Hace poco que cambió la presidencia de la Cámara murciana y, escondida bajo noticia de una completa renovación, vuelven a oírse los ecos de los programas del Gobierno regional. Mas quiero pensar que mi apreciado Miguel López Abad tendrá la inteligencia suficiente para recuperar el antaño prestigioso brillo de la vieja institución, rescatándola de un purgatorio que más parece la antesala del olvido. No tuviera yo el ascendente del maestro Jacobo de las Leyes para inducir en su ánimo lo que éste incitara al Rey Sabio, pues a su diestra pluma debemos el códice de las Siete Partidas y otras piezas que rezuman el consejo más no la lisonja del poderoso Alfonso.

Pero, si de mi baja lira tanto pudiese el son que un momento? le hiciera volver la vista hacia la calle que discurre bajo el balcón de su sede, a la sociedad civil de la que proviene y en la que se mueven comerciantes y profesionales liberales, industriales, artistas y navegantes, pues les placería ser invitados a una institución que promoviera iniciativas que hagan lucir a la sociedad murciana. Guardaría en la caja fuerte las medallas protocolarias que a los prebostes adulan y puliría los nobles metales de antaño, entre los que se cuenta el latón de los humildes, el acero de los fuertes y el hierro de los duros. Proyectos hay, que empolvados en viejos estantes, lucirían públicamente engalanados. Uno de ellos tuvo un tiempo propicio cuando se reformó el planeamiento urbanístico de esta ciudad, pero cuando todo depende de la especulación del ladrillo y las altas torres de ventanales alturas, nadie piensa que esta ciudad hace tiempo que no tiene un recinto ferial donde convocar exposiciones para gloria y lucimiento internacional.

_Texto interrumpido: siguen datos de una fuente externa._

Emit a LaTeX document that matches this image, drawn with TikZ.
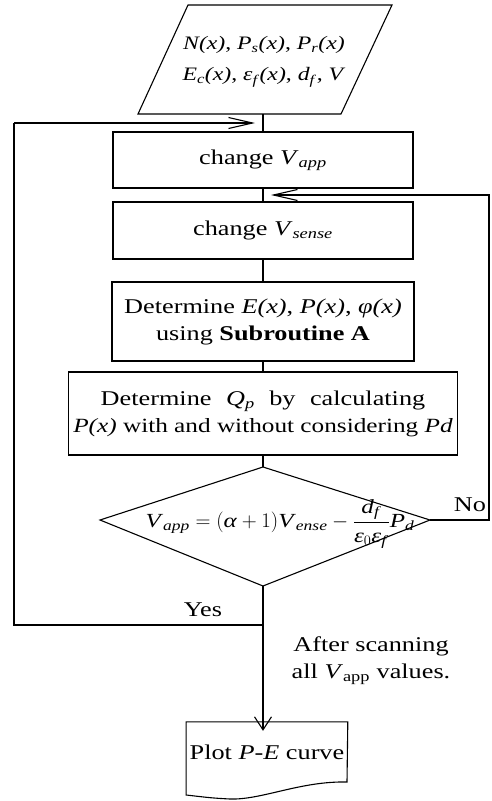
\documentclass[tikz,border=0pt]{standalone}
\usepackage{amsmath,amssymb}
\usepackage{fontspec}
\setmainfont{Liberation Serif}[FakeStretch=1.25]
\usetikzlibrary{arrows.meta}

\newcommand{\ti}[1]{\text{\textit{#1}}}
\newcommand{\sub}[1]{\textsubscript{\textit{#1}}}

\tikzset{
  flowbox/.style={draw, line width=1.1pt, inner sep=0pt, align=center},
  flowline/.style={line width=1.1pt},
  harrow/.style={flowline, -{Straight Barb[length=24pt,width=11pt,line width=1.1pt]}},
  varrow/.style={flowline, -{Straight Barb[length=13pt,width=17pt,line width=1.1pt]}},
}

\begin{document}
\begin{tikzpicture}[x=1pt, y=-1pt, font=\fontsize{21}{27}\selectfont]
  \useasboundingbox (0,0) rectangle (491,801);
  % input data
  \coordinate (inTL) at (188,5);  \coordinate (inTR) at (392,5);
  \coordinate (inBR) at (341,114); \coordinate (inBL) at (138,114);
  \coordinate (inS) at (263,114);
  \draw[flowline] (inTL) -- (inTR) -- (inBR) -- (inBL) -- cycle;
  \node[align=center, font=\fontsize{19}{25}\selectfont] (input) at (264,62)
    {\textit{N(x)}, \textit{P}\sub{s}\textit{(x)}, \textit{P}\sub{r}\textit{(x)}\\[6pt]
     \textit{E}\sub{c}\textit{(x)}, \textit{ε}\sub{f}\textit{(x)}, \textit{d}\sub{f}, \textit{V}};
  % process boxes
  \node[flowbox, minimum width=300pt, minimum height=56pt] (vapp) at (263,160)
    {change \textit{V}\sub{app}};
  \node[flowbox, minimum width=300pt, minimum height=57pt] (vsense) at (263,230.5)
    {change \textit{V}\sub{sense}};
  \node[flowbox, minimum width=302pt, minimum height=79pt] (detE) at (263,321.5)
    {Determine \textit{E(x)}, \textit{P(x)}, \textit{φ(x)}\\using \textbf{Subroutine A}};
  \node[flowbox, minimum width=389pt, minimum height=83pt] (detQ) at (263,413.5)
    {Determine\hspace{8pt} \textit{Q}\sub{p}\hspace{8pt} by\hspace{8pt} calculating\\
     {\fontsize{20.2}{27}\selectfont\textit{P(x)} with and without considering \textit{Pd}}};
  % decision
  \coordinate (dT) at (263,467); \coordinate (dR) at (430,520);
  \coordinate (dB) at (263,586); \coordinate (dL) at (100,520);
  \draw[flowline] (dT) -- (dR) -- (dB) -- (dL) -- cycle;
  \node[font=\fontsize{20}{24}\selectfont] (cond) at (280,524)
    {$\ti{V}_{\ti{app}} = (\ti{α}+1)\ti{V}_{\ti{ense}} - \dfrac{\ti{d}_{\ti{f}}}{\ti{ε}_0\ti{ε}_{\ti{f}}}\ti{P}_{\ti{d}}$};
  % output
  \node[minimum width=160pt, minimum height=60pt] (plot) at (267,752)
    {Plot \textit{P-E} curve};
  \draw[flowline] (plot.north west) -- (plot.north east) -- (347,782)
    .. controls (300,781) and (262,800) .. (230,799)
    .. controls (212,798) .. (plot.north west |- 0,795) -- cycle;
  % connectors
  \draw[flowline] (inS) -- (vapp);
  \draw[flowline] (vapp) -- (vsense);
  \draw[flowline] (vsense) -- (detE);
  \draw[flowline] (detE) -- (detQ);
  \draw[flowline] (detQ) -- (dT);
  \coordinate (noTop) at (489,195); \coordinate (noEnd) at (271,195);
  \draw[harrow] (dR) -| (noTop) -- (noEnd);
  \coordinate (yesC) at (263,625); \coordinate (yesTop) at (14,123);
  \coordinate (yesEnd) at (255,123);
  \draw[flowline] (yesC) -| (yesTop);
  \draw[harrow] (yesTop) -- (yesEnd);
  \draw[varrow] (dB) -- ([yshift=-9pt]dB |- plot.north);
  % labels
  \node (yes) at (203,610) {Yes};
  \node (no) at (470,505) {No};
  \node[align=center] (scan) at (371,661)
    {After scanning\\all \textit{V}\textsubscript{app} values.};
\end{tikzpicture}
\end{document}
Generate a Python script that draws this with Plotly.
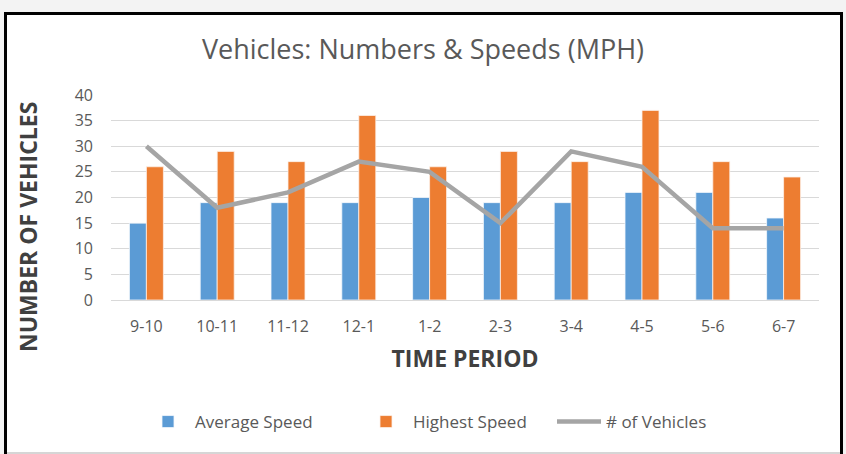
import plotly.graph_objects as go

periods = ["9-10", "10-11", "11-12", "12-1", "1-2", "2-3", "3-4", "4-5", "5-6", "6-7"]
avg_speed = [15, 19, 19, 19, 20, 19, 19, 21, 21, 16]
high_speed = [26, 29, 27, 36, 26, 29, 27, 37, 27, 24]
num_vehicles = [30, 18, 21, 27, 25, 15, 29, 26, 14, 14]
y_ticks = [0, 5, 10, 15, 20, 25, 30, 35, 40]

W, H = 846, 454
L, R, T, B = 111, 27, 95, 154
pw, ph = W - L - R, H - T - B

def px(x):
    return (x - L) / pw

def py(y):
    return (H - B - y) / ph

FONT = "Open Sans"
TXT = "#595959"

fig = go.Figure()
fig.add_trace(go.Bar(x=periods, y=avg_speed, name="Average Speed", legend="legend", showlegend=True,
                     marker=dict(color="#5b9bd5", line=dict(color="#f4f8fc", width=0.8))))
fig.add_trace(go.Bar(x=periods, y=high_speed, name="Highest Speed", legend="legend2", showlegend=True,
                     marker=dict(color="#ed7d31", line=dict(color="#fdf0e8", width=0.8))))
fig.add_trace(go.Scatter(x=periods, y=num_vehicles, name="# of Vehicles", mode="lines",
                         legend="legend3", showlegend=True, line=dict(color="#a5a5a5", width=4.5)))

shapes = [
    dict(type="rect", xref="paper", yref="paper", x0=px(5.5), x1=px(841.5), y0=py(460), y1=py(13.5),
         fillcolor="white", line=dict(color="black", width=3), layer="below"),
    dict(type="line", xref="paper", yref="paper", x0=px(7), x1=px(840), y0=py(453), y1=py(453),
         line=dict(color="#c8c8c8", width=1.5), layer="below"),
]

def leg(xpix):
    return dict(orientation="h", x=px(xpix), xanchor="left", y=py(422), yanchor="middle",
                font=dict(size=17, color=TXT), itemwidth=44,
                bgcolor="rgba(0,0,0,0)")

fig.update_layout(
    width=W, height=H,
    showlegend=True,
    margin=dict(l=L, r=R, t=T, b=B, pad=0, autoexpand=False),
    paper_bgcolor="#f3f3f3",
    plot_bgcolor="rgba(0,0,0,0)",
    barmode="group",
    bargap=0.52,
    bargroupgap=0,
    font=dict(family=FONT, color=TXT),
    title=dict(text="Vehicles: Numbers & Speeds (MPH)", xref="container", x=0.5, xanchor="center",
               yref="container", y=1 - 50 / H, yanchor="middle",
               font=dict(family=FONT, size=27, color=TXT)),
    xaxis=dict(
        type="category", automargin=False,
        showgrid=False, showline=True, linecolor="#d9d9d9", linewidth=1,
        tickfont=dict(size=16, color=TXT), ticks="", ticklabelstandoff=12,
        title=dict(text="<b>TIME PERIOD</b>", font=dict(size=23, color="#404040"), standoff=14),
    ),
    yaxis=dict(
        automargin=False,
        range=[0, 40], tickvals=y_ticks, showgrid=True, gridcolor="#d9d9d9", gridwidth=1,
        zeroline=False, showline=False, ticks="", ticklabelstandoff=17,
        tickfont=dict(size=16, color=TXT),
    ),
    annotations=[dict(text="<b>NUMBER OF VEHICLES</b>", xref="paper", yref="paper",
                      x=px(28), y=py(227), xanchor="center", yanchor="middle", textangle=-90,
                      showarrow=False, font=dict(size=23, color="#404040"))],
    legend=leg(141),
    legend2=leg(359),
    legend3=leg(552),
    shapes=shapes,
)

fig.write_html("out.html", config={"displayModeBar": False},
               post_script="document.body.style.margin='0';document.body.style.overflow='hidden';")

Qué triste pedir agua para todos y que sea Zaragoza la organizadora de la Feria Internacional del Agua y el Medioambiente desde hace más de veinte años. Tiempo ha que no divisamos la vanguardia. De nada sirven el Gorguel, el aeropuerto y el AVE, si sólo podemos ofrecer los fantasmas y el polvo del abandono. Seamos realistas, Miguel, creamos en lo imposible.